European policymakers have said that a strategy on how to handle, process and relocate migrants has to be agreed upon within the next six to eight weeks — before spring arrives and many more people escaping conflicts attempt the hazardous crossings, mainly into Greece and Italy. Failure to come up with a comprehensive strategy by then could spawn further problems, such as the end of the Schengen agreement, a pact that allows borderless travel between 26 European countries.

Lagarde said that from a personal point of view, this is “a bit of a make-or-break” moment for the Schengen agreement.

But if Europe can find a good way to manage the flow of refugees and migrants, the region can actually benefit economically from the new pool of labor. The IMF has said eurozone economic growth could rise by 0.2 percentage points, as much as 0.5 percent in countries such as Germany and Sweden.

Exit fear

Another concern vexing leaders in Davos all week has been Britain’s future in the EU.

Britain is the EU’s second-largest economy but has, as British finance minister George Osborne said, a “different relationship” to the bloc than the others. It’s not part of the Schengen agreement and doesn’t use the euro.

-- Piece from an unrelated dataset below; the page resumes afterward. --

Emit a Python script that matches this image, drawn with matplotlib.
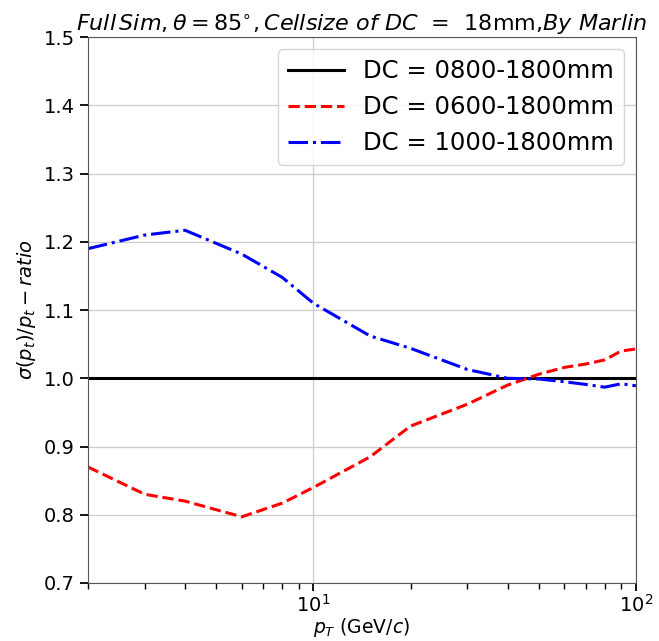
import matplotlib
matplotlib.use('Agg')
import matplotlib.pyplot as plt

# pT points (GeV/c)
pt = [2, 3, 4, 6, 8, 10, 15, 20, 30, 40, 50, 60, 70, 80, 90, 100]

# resolution ratio relative to DC = 0800-1800mm
ratio_0800 = [1.0] * len(pt)
ratio_0600 = [0.870, 0.830, 0.820, 0.797, 0.817, 0.840, 0.885, 0.930, 0.962,
              0.990, 1.006, 1.016, 1.021, 1.027, 1.040, 1.043]
ratio_1000 = [1.190, 1.210, 1.217, 1.182, 1.148, 1.110, 1.062, 1.044, 1.013,
              1.000, 0.999, 0.995, 0.991, 0.987, 0.992, 0.989]

labels = ['DC = 0800-1800mm', 'DC = 0600-1800mm', 'DC = 1000-1800mm']

fig = plt.figure(figsize=(6.59, 6.41), dpi=100)
ax = fig.add_axes([0.1335, 0.0905, 0.8315, 0.8515])

ax.plot(pt, ratio_0800, color='black', linestyle='-', linewidth=2.2, label=labels[0])
ax.plot(pt, ratio_0600, color='red', linestyle='--', linewidth=2.2, label=labels[1])
ax.plot(pt, ratio_1000, color='blue', linestyle='-.', linewidth=2.2, label=labels[2])

ax.set_xscale('log')
ax.set_xlim(2, 100)
ax.set_ylim(0.7, 1.5)
ax.grid(True, color='#cccccc', linewidth=0.9)
for sp in ax.spines.values():
    sp.set_color('#555555')

ax.tick_params(axis='both', which='major', labelsize=14, length=6, width=1.3)
ax.tick_params(axis='x', which='minor', length=4, width=1.0)
ax.tick_params(axis='x', which='major', pad=2)

ax.set_xlabel(r'$p_T$ (GeV/$c$)', fontsize=13.5, labelpad=0)
ax.set_ylabel(r'$\sigma(p_t)/p_t-ratio$', fontsize=14)
ax.set_title(r'$Full\,Sim,\theta=85^{\circ},Cellsize\ of\ DC$  =  18mm,$By\ Marlin$',
             fontsize=16, pad=4)

ax.legend(loc='upper right', fontsize=17.5, handlelength=2.3)

fig.savefig('out.png', dpi=100)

The Conservative government has promised a referendum on whether Britain should leave the EU by the end of 2017. But it has shown a willingness to hold it earlier, possibly this summer, if a deal reforming its relationship with the EU is agreed upon at a summit in February.

Osborne said there is “goodwill” to get a deal.

Osborne pointed to the EU’s history of securing deals at the last minute, as it has many times on Greece’s crisis.